Investor Relations Inquiries:
Adam Fee
Vice President of Investor Relations
Tel: +1 651-240-7252
Email: investorrelations@apigroupinc.us
Media Contact:
Liz Cohen
Kekst CNC
Tel: +1 212-521-4845
Email: Liz.Cohen@kekstcnc.com
Forward-Looking Statements and Disclaimers
Certain statements in this press release and related comments made by management may be considered forward-looking statements within the meaning of the U.S federal securities laws. Forward-looking statements are any statements other than statements of historical fact and represent our current judgment about possible future events.

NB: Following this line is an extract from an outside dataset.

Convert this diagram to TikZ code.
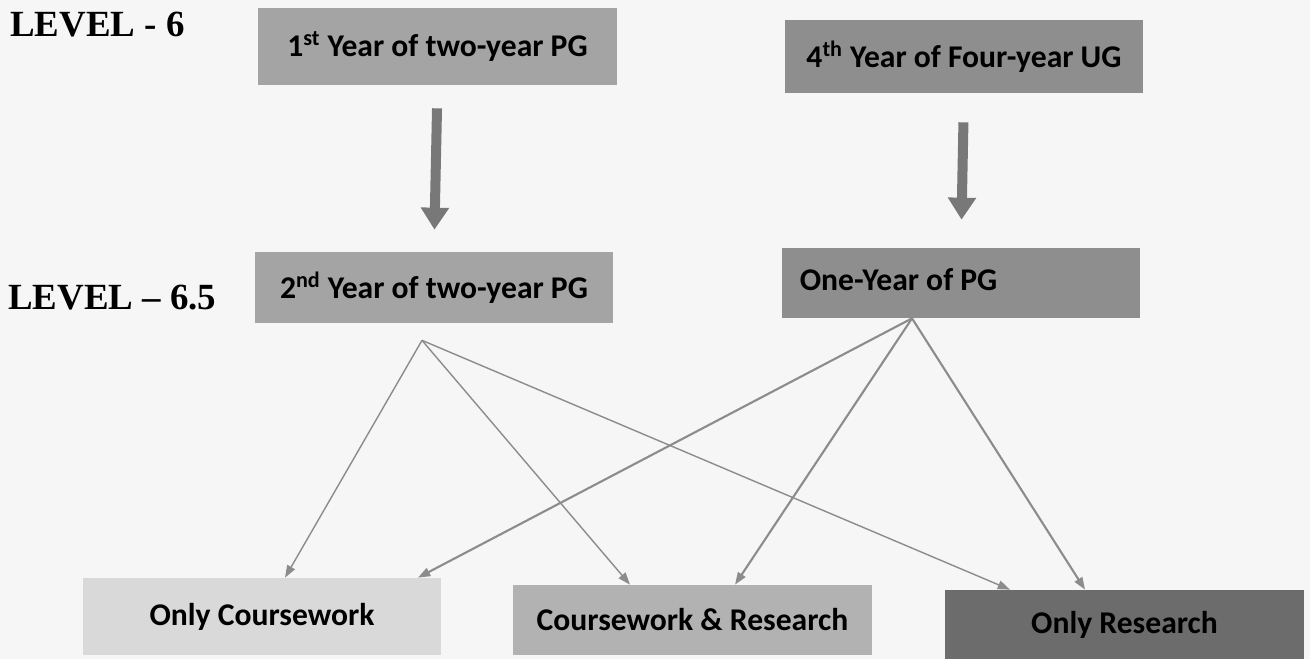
\documentclass[tikz,border=0pt]{standalone}
\usepackage{fontspec}
\setmainfont{Carlito}
\newfontfamily\levelfont[Ligatures=TeX]{Liberation Serif}
\usetikzlibrary{arrows.meta,positioning}
\definecolor{paper}{HTML}{F6F6F6}
\definecolor{boxA}{HTML}{A4A4A4}
\definecolor{boxB}{HTML}{8E8E8E}
\definecolor{boxLight}{HTML}{D9D9D9}
\definecolor{boxMid}{HTML}{B2B2B2}
\definecolor{boxDark}{HTML}{6C6C6C}
\definecolor{linkgray}{HTML}{8C8C8C}
\definecolor{bigarrow}{HTML}{787878}
\begin{document}
\begin{tikzpicture}[
		x=0.02cm, y=-0.02cm,
		yearbox/.style={fill=#1, minimum width=7.17cm, minimum height=1.45cm,
			font=\fontsize{18}{20}\selectfont\bfseries, inner sep=0pt},
		levellabel/.style={anchor=west, inner sep=0pt,
			font=\levelfont\fontsize{21}{24}\selectfont\bfseries},
		thickarrow/.style={line width=0.2cm, draw=bigarrow,
			-{Triangle[width=0.54cm,length=0.44cm]}},
		link/.style={draw=linkgray, line width=#1,
			-{Triangle[width=5pt,length=7pt]}},
		link/.default=0.8pt
		]
		% Background
		\fill[paper] (0,0) rectangle (1310,659);
		\useasboundingbox (0,0) rectangle (1310,659);
		% Level labels
		\node[levellabel] (L6) at (10,25) {LEVEL - 6};
		\node[levellabel] (L65) at (8,298) {LEVEL – 6.5};
		% Level 6
		\node[yearbox=boxA, minimum height=1.54cm] (B1) at (437.5,46.5) {1\textsuperscript{st} Year of two-year PG};
		\node[yearbox=boxB, minimum height=1.46cm] (B2) at (964,56.5) {4\textsuperscript{th} Year of Four-year UG};
		% Level 6.5
		\node[yearbox=boxA, minimum height=1.42cm] (B3) at (434,287.5) {2\textsuperscript{nd} Year of two-year PG};
		\node[yearbox=boxB, minimum height=1.4cm, text width=6.45cm, align=flush left] (B4) at (961,283) {\raisebox{0.12cm}{One-Year of PG}};
		% Outcomes
		\node[yearbox=boxLight, minimum height=1.54cm] (C1) at (262,616.5) {Only Coursework};
		\node[yearbox=boxMid, minimum height=1.4cm] (C2) at (692.5,620) {Coursework \& Research};
		\node[yearbox=boxDark, minimum height=1.38cm] (C3) at (1124.5,624.5) {Only Research};
		% Thick arrows
		\draw[thickarrow, shorten <=0.46cm, shorten >=0.44cm] (B1.south) -- (B3.north);
		\draw[thickarrow, shorten <=0.58cm, shorten >=0.56cm] (B2.south) -- (B4.north);
		% Branches
		\coordinate (B3src) at ([xshift=-0.24cm,yshift=-0.34cm]B3.south);
		\coordinate (B4src) at ([xshift=-0.98cm]B4.south);
		\draw[link] (B3src) -- ([xshift=0.46cm]C1.north);
		\draw[link] (B3src) -- ([xshift=-1.25cm]C2.north);
		\draw[link] (B3src) -- ([xshift=-2.29cm]C3.north);
		\draw[link=1.2pt] (B4src) -- ([xshift=3.12cm]C1.north);
		\draw[link=1.2pt] (B4src) -- ([xshift=0.85cm]C2.north);
		\draw[link=1.2pt] (B4src) -- ([xshift=-0.79cm]C3.north);
	\end{tikzpicture}
\end{document}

In some cases, you can identify forward-looking statements by terms including “expect”, “anticipate”, “project”, “will”, “should”, “believe”, “intend”, “plan”, “estimate”, “potential”, “target”, “would”, and similar expressions, although not all forward-looking statements contain these identifying terms. While we believe these statements are reasonable, they are not guarantees of future performance and are subject to known and unknown risks, uncertainties and other factors that could cause actual results to differ materially from those expressed or implied by such forward-looking statements, including (i) economic conditions, competition, inflation, or currency impacts, (ii) the ability to recognize the anticipated benefits of the Company’s acquisitions, including anticipated cost savings from the Chubb acquisition, and (iii) those risks and uncertainties discussed in the “Risk Factors” section of our Form 10-K filings, and any updates to the risk factors in our Form 10-Q and 8-K filings with the U.S. Securities and Exchange Commission. Given these risks and uncertainties, investors are cautioned not to place undue reliance on forward-looking statements. Forward-looking statements speak only as of the date of such statements and, except as required by applicable law, the Company does not undertake any obligation to update or revise publicly any forward-looking statements, whether as a result of new information, future events or otherwise.